Dataset section
====
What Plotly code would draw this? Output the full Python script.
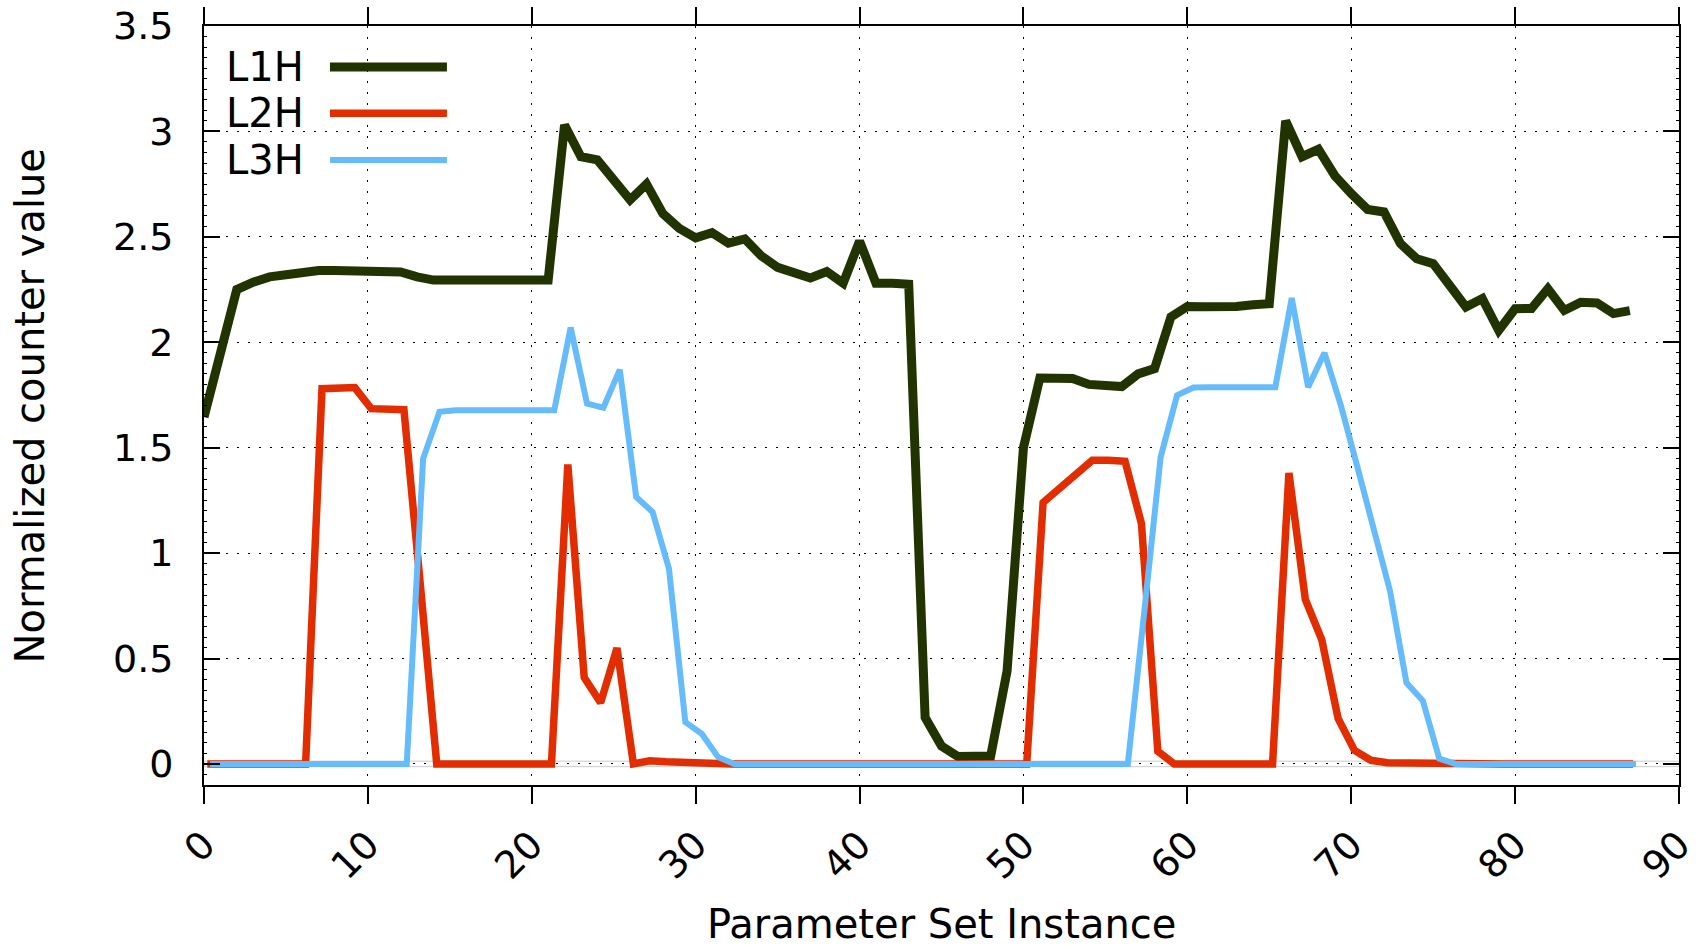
import plotly.graph_objects as go
import numpy as np

# ---------------- data ----------------
instances = list(range(88))
series_names = ["L1H", "L2H", "L3H"]

L1H = [1.645, 1.95, 2.25, 2.285, 2.31, 2.32, 2.333, 2.34, 2.34, 2.34, 2.335, 2.333, 2.333, 2.31,
       2.295, 2.295, 2.295, 2.295, 2.295, 2.295, 2.295, 2.295,
       3.03, 2.88, 2.865, 2.77, 2.675, 2.75, 2.61, 2.54, 2.495, 2.52, 2.47, 2.49, 2.41, 2.355,
       2.335, 2.305, 2.335, 2.28, 2.48, 2.28, 2.28, 2.275,
       0.22, 0.085, 0.035, 0.035, 0.037, 0.44, 1.50, 1.83, 1.83, 1.828, 1.80, 1.795, 1.79,
       1.85, 1.875, 2.12, 2.17, 2.168, 2.165, 2.17, 2.178, 2.183,
       3.05, 2.88, 2.915, 2.79, 2.705, 2.63, 2.618, 2.468, 2.396, 2.373, 2.27, 2.167, 2.207,
       2.056, 2.159, 2.16, 2.254, 2.151, 2.19, 2.186, 2.136, 2.15]

L2H = [0, 0, 0, 0, 0, 0, 0,
       1.78, 1.785, 1.785, 1.685, 1.68, 1.68, 0.85,
       0, 0, 0, 0, 0, 0, 0, 0,
       1.42, 0.41, 0.29, 0.55, 0.0, 0.015, 0.01, 0.006, 0.003,
       0, 0, 0, 0, 0, 0, 0, 0, 0, 0, 0, 0, 0, 0, 0, 0, 0, 0, 0, 0,
       1.24, 1.31, 1.38, 1.44, 1.44, 1.435, 1.14, 0.06,
       0, 0, 0, 0, 0, 0, 0,
       1.38, 0.78, 0.59, 0.215, 0.064, 0.017, 0.006, 0.004, 0.005, 0.003,
       0, 0, 0, 0, 0, 0, 0, 0, 0, 0, 0, 0]

L3H = [0, 0, 0, 0, 0, 0, 0, 0, 0, 0, 0, 0, 0,
       1.448, 1.67,
       1.677, 1.677, 1.677, 1.677, 1.677, 1.677, 1.677,
       2.07, 1.709, 1.69, 1.87, 1.266, 1.195, 0.926, 0.198, 0.143, 0.032,
       0, 0, 0, 0, 0, 0, 0, 0, 0, 0, 0, 0, 0, 0, 0, 0, 0, 0, 0, 0, 0, 0, 0, 0, 0,
       0.72, 1.455, 1.748, 1.785, 1.787, 1.787, 1.786, 1.786, 1.787,
       2.21, 1.787, 1.95, 1.70, 1.41, 1.12, 0.82, 0.385, 0.30, 0.025,
       0, 0, 0, 0, 0, 0, 0, 0, 0, 0, 0, 0]

x_ticks = list(range(0, 91, 10))
y_ticks = [0, 0.5, 1, 1.5, 2, 2.5, 3, 3.5]

# ---------------- style ----------------
colors = ["#213400", "#e22d00", "#66bcfb"]
widths = [9, 7.5, 6]
x_shift = [0.0, 0.2, 0.37]
FONT = "DejaVu Sans"
FS_TICK = 38
FS_TEXT = 40

fig = go.Figure()
for name, vals, c, w, dx in zip(series_names, [L1H, L2H, L3H], colors, widths, x_shift):
    fig.add_trace(go.Scatter(
        x=np.array(instances) + dx, y=vals, mode="lines", name=name,
        line=dict(color=c, width=w), showlegend=False,
    ))

# light grey zero axis band (behind grid)
fig.add_shape(type="rect", xref="paper", yref="y", x0=0, x1=1, y0=-0.013, y1=0.013,
              line=dict(color="#cccccc", width=1), fillcolor="white", layer="below")

# legend: opaque box + text + sample lines (text left of sample, as in gnuplot)
fig.add_shape(type="rect", xref="paper", yref="paper", x0=0.001, x1=0.180, y0=0.793, y1=0.976,
              line=dict(width=0), fillcolor="white", layer="between")
row_y = [0.946, 0.885, 0.8235]
for name, c, w, ry in zip(series_names, colors, widths, row_y):
    fig.add_annotation(text=name, xref="paper", yref="paper", x=0.0135, y=ry,
                       xanchor="left", yanchor="middle", showarrow=False,
                       font=dict(family=FONT, size=FS_TEXT, color="black"))
    fig.add_shape(type="line", xref="paper", yref="paper", x0=0.0854, x1=0.1647, y0=ry, y1=ry,
                  line=dict(color=c, width=w), layer="above")

# axis titles
fig.add_annotation(text="Parameter Set Instance", xref="paper", yref="paper", x=0.5, y=-0.1831,
                   xanchor="center", yanchor="middle", showarrow=False, borderpad=0,
                   font=dict(family=FONT, size=FS_TEXT, color="black"))
fig.add_annotation(text="Normalized counter value", xref="paper", yref="paper", x=-0.118, y=0.5,
                   xanchor="center", yanchor="middle", textangle=-90, showarrow=False,
                   font=dict(family=FONT, size=FS_TEXT, color="black"))

grid_dash = "2px,9px"
fig.update_xaxes(
    range=[0, 90], tickmode="array", tickvals=x_ticks, ticktext=[str(v) for v in x_ticks],
    ticks="outside", ticklen=17, tickwidth=2, tickcolor="black", tickangle=-45,
    showline=True, linewidth=2, linecolor="black", mirror="ticks",
    showgrid=True, gridcolor="black", gridwidth=1, griddash=grid_dash,
    zeroline=False, tickfont=dict(family=FONT, size=FS_TICK, color="black"),
    ticklabelstandoff=3, ticklabeloverflow="allow",
)
fig.update_yaxes(
    range=[-0.1, 3.5], tickmode="array", tickvals=y_ticks, ticktext=[f"{v:g}" for v in y_ticks],
    ticks="inside", ticklen=16, tickwidth=2, tickcolor="black",
    showline=True, linewidth=2, linecolor="black", mirror="ticks",
    showgrid=True, gridcolor="black", gridwidth=1, griddash=grid_dash,
    zeroline=False, tickfont=dict(family=FONT, size=FS_TICK, color="black"),
    minor=dict(tickmode="linear", tick0=0, dtick=0.05, ticks="inside", ticklen=3,
               tickwidth=1, tickcolor="black", showgrid=False),
    ticklabelstandoff=21,
)

fig.update_layout(
    width=1696, height=946,
    margin=dict(l=204, r=17, t=26, b=161, autoexpand=False),
    paper_bgcolor="white", plot_bgcolor="white",
    font=dict(family=FONT, size=FS_TICK, color="black"),
    showlegend=False,
)

fig.write_html("out.html")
====
Job
Leave out any pictures, please, and quote only the lines from the top of the data through the line that contains "FS_TEXT = 40".

Answer to this task
What Plotly code would draw this? Output the full Python script.
import plotly.graph_objects as go
import numpy as np

# ---------------- data ----------------
instances = list(range(88))
series_names = ["L1H", "L2H", "L3H"]

L1H = [1.645, 1.95, 2.25, 2.285, 2.31, 2.32, 2.333, 2.34, 2.34, 2.34, 2.335, 2.333, 2.333, 2.31,
       2.295, 2.295, 2.295, 2.295, 2.295, 2.295, 2.295, 2.295,
       3.03, 2.88, 2.865, 2.77, 2.675, 2.75, 2.61, 2.54, 2.495, 2.52, 2.47, 2.49, 2.41, 2.355,
       2.335, 2.305, 2.335, 2.28, 2.48, 2.28, 2.28, 2.275,
       0.22, 0.085, 0.035, 0.035, 0.037, 0.44, 1.50, 1.83, 1.83, 1.828, 1.80, 1.795, 1.79,
       1.85, 1.875, 2.12, 2.17, 2.168, 2.165, 2.17, 2.178, 2.183,
       3.05, 2.88, 2.915, 2.79, 2.705, 2.63, 2.618, 2.468, 2.396, 2.373, 2.27, 2.167, 2.207,
       2.056, 2.159, 2.16, 2.254, 2.151, 2.19, 2.186, 2.136, 2.15]

L2H = [0, 0, 0, 0, 0, 0, 0,
       1.78, 1.785, 1.785, 1.685, 1.68, 1.68, 0.85,
       0, 0, 0, 0, 0, 0, 0, 0,
       1.42, 0.41, 0.29, 0.55, 0.0, 0.015, 0.01, 0.006, 0.003,
       0, 0, 0, 0, 0, 0, 0, 0, 0, 0, 0, 0, 0, 0, 0, 0, 0, 0, 0, 0,
       1.24, 1.31, 1.38, 1.44, 1.44, 1.435, 1.14, 0.06,
       0, 0, 0, 0, 0, 0, 0,
       1.38, 0.78, 0.59, 0.215, 0.064, 0.017, 0.006, 0.004, 0.005, 0.003,
       0, 0, 0, 0, 0, 0, 0, 0, 0, 0, 0, 0]

L3H = [0, 0, 0, 0, 0, 0, 0, 0, 0, 0, 0, 0, 0,
       1.448, 1.67,
       1.677, 1.677, 1.677, 1.677, 1.677, 1.677, 1.677,
       2.07, 1.709, 1.69, 1.87, 1.266, 1.195, 0.926, 0.198, 0.143, 0.032,
       0, 0, 0, 0, 0, 0, 0, 0, 0, 0, 0, 0, 0, 0, 0, 0, 0, 0, 0, 0, 0, 0, 0, 0, 0,
       0.72, 1.455, 1.748, 1.785, 1.787, 1.787, 1.786, 1.786, 1.787,
       2.21, 1.787, 1.95, 1.70, 1.41, 1.12, 0.82, 0.385, 0.30, 0.025,
       0, 0, 0, 0, 0, 0, 0, 0, 0, 0, 0, 0]

x_ticks = list(range(0, 91, 10))
y_ticks = [0, 0.5, 1, 1.5, 2, 2.5, 3, 3.5]

# ---------------- style ----------------
colors = ["#213400", "#e22d00", "#66bcfb"]
widths = [9, 7.5, 6]
x_shift = [0.0, 0.2, 0.37]
FONT = "DejaVu Sans"
FS_TICK = 38
FS_TEXT = 40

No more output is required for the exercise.